**RAW DATA**
▬▬▬▬▬▬

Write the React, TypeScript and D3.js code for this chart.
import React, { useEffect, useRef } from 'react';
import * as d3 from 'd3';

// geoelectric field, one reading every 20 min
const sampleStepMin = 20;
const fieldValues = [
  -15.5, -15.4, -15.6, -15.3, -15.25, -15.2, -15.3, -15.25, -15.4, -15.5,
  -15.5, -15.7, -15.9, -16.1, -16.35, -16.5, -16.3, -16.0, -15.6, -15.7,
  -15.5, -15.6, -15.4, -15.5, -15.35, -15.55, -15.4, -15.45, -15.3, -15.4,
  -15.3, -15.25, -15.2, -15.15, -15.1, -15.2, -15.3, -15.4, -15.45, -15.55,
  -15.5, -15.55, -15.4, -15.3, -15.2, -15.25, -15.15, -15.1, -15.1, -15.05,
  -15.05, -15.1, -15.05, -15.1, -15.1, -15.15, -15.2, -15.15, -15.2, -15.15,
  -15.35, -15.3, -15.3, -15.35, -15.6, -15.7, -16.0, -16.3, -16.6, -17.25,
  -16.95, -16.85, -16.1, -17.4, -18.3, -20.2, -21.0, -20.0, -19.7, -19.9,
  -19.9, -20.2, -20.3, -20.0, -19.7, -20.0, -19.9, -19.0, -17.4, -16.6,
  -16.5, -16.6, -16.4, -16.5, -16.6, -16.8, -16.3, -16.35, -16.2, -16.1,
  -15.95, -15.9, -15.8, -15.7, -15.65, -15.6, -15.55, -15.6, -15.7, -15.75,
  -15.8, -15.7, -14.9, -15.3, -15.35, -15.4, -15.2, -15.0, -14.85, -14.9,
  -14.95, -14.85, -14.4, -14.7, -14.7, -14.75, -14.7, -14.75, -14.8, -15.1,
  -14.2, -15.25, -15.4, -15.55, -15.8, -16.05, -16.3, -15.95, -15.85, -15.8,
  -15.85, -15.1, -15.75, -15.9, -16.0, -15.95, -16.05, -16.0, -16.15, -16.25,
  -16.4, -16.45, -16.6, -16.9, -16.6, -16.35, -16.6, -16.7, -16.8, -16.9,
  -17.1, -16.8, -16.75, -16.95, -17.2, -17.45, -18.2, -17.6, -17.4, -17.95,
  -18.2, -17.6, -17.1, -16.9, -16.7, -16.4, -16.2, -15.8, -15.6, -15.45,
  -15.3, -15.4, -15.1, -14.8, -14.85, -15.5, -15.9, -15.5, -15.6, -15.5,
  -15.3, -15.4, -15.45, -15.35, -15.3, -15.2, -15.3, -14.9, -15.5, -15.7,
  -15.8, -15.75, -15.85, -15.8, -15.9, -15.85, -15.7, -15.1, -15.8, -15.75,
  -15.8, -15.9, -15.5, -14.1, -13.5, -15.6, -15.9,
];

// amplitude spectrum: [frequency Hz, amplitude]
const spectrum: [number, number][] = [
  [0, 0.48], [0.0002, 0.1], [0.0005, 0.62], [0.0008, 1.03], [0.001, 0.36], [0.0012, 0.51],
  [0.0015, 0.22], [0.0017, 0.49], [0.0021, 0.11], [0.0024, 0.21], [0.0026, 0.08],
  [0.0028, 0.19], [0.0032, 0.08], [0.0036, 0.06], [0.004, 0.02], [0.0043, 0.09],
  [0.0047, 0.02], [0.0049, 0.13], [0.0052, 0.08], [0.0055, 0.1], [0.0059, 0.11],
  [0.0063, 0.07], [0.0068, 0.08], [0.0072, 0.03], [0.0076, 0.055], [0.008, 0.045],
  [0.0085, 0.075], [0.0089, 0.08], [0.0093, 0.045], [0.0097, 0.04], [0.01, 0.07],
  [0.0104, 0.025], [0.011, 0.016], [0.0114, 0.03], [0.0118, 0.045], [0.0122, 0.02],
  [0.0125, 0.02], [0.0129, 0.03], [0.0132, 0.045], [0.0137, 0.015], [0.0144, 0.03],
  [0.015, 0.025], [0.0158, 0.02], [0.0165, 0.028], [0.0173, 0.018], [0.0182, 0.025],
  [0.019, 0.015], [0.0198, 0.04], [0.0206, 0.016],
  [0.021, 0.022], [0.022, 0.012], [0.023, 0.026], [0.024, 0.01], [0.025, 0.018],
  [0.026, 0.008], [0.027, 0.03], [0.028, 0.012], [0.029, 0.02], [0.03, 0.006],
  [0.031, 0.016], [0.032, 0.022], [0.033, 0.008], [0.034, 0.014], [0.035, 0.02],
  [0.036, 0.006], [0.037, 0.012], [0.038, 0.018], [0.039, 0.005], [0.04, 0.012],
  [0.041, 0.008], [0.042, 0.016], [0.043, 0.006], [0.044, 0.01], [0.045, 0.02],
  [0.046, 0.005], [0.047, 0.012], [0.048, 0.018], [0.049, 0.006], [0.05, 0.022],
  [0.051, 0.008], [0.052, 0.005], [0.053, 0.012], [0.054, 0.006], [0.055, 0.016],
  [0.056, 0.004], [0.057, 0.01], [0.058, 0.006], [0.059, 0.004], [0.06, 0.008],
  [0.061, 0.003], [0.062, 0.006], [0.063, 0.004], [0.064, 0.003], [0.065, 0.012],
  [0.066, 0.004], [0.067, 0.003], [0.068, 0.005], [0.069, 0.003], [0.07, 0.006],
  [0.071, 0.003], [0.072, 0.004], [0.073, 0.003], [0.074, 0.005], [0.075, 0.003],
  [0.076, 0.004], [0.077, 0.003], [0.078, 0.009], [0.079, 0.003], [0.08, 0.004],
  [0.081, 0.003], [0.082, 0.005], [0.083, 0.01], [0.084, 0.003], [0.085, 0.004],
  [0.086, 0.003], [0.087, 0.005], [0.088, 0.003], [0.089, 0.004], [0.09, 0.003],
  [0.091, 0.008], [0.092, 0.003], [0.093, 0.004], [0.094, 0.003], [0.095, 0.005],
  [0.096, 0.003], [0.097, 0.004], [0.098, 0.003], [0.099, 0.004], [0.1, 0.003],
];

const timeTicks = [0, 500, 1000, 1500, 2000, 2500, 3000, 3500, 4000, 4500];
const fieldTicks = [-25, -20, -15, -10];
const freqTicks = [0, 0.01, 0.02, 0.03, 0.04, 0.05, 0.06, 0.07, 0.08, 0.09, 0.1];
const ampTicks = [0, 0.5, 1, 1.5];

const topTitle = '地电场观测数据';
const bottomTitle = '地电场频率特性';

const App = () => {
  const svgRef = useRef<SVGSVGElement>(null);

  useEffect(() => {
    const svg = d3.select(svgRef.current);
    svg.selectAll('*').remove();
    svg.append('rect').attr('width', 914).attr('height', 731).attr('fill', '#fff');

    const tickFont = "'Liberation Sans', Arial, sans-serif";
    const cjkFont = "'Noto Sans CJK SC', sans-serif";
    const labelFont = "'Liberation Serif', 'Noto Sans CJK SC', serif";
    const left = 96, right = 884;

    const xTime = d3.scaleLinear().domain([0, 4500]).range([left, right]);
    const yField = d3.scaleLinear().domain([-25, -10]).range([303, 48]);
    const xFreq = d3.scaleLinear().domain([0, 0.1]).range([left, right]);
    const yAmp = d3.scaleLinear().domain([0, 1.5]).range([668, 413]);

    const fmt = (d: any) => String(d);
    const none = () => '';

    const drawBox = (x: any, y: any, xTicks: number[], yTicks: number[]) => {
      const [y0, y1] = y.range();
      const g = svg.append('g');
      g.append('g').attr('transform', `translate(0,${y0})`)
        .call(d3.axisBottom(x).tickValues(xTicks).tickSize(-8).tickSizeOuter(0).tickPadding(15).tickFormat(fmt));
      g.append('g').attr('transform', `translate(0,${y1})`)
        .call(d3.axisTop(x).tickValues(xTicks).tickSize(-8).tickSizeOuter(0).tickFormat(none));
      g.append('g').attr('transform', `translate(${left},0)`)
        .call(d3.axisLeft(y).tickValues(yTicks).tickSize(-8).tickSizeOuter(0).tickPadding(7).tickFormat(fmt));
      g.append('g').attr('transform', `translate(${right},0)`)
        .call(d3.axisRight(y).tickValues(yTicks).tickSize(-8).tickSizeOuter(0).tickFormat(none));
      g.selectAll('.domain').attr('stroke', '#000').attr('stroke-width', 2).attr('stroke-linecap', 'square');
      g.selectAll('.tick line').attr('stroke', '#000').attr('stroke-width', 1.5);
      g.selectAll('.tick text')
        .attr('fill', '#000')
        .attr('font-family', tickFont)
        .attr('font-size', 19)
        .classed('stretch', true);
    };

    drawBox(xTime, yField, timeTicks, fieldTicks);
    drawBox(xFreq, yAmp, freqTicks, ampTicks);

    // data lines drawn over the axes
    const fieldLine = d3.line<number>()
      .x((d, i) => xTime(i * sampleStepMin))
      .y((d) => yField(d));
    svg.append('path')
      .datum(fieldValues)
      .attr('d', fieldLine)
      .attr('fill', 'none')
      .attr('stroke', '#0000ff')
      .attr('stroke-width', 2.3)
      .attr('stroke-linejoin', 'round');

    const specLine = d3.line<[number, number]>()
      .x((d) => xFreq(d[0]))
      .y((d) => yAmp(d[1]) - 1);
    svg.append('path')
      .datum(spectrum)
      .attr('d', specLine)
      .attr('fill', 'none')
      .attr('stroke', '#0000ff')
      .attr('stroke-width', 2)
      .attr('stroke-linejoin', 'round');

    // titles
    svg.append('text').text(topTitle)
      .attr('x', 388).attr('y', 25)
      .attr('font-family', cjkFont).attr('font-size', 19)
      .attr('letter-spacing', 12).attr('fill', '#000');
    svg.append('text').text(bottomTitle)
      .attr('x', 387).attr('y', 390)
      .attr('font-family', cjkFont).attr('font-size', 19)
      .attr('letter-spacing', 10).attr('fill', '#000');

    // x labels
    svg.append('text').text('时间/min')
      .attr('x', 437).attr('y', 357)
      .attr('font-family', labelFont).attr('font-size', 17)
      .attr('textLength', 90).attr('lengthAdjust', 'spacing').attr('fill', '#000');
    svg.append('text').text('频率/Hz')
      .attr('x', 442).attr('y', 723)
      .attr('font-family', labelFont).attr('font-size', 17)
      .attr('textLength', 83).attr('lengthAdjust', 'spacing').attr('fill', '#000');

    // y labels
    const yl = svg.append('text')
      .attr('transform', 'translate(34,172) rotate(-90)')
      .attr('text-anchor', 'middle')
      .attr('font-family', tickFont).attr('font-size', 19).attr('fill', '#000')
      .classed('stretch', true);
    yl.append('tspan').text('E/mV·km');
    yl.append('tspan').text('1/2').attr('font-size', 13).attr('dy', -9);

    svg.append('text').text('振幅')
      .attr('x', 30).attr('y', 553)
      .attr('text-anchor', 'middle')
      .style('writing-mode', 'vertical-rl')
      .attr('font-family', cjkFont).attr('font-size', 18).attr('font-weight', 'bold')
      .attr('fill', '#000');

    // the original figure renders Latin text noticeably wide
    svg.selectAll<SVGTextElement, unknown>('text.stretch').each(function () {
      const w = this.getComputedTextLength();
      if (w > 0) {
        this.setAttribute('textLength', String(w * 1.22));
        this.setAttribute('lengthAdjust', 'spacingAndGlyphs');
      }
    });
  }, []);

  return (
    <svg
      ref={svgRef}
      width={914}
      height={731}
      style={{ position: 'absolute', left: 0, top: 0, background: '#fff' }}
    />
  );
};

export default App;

▬▬▬▬▬▬

**SHORT PROBLEM**
Only the lines from the top of the data through the line that contains "import * as d3 from 'd3';" should be quoted, exactly as they stand.

**WRITTEN ANSWER**
Write the React, TypeScript and D3.js code for this chart.
import React, { useEffect, useRef } from 'react';
import * as d3 from 'd3';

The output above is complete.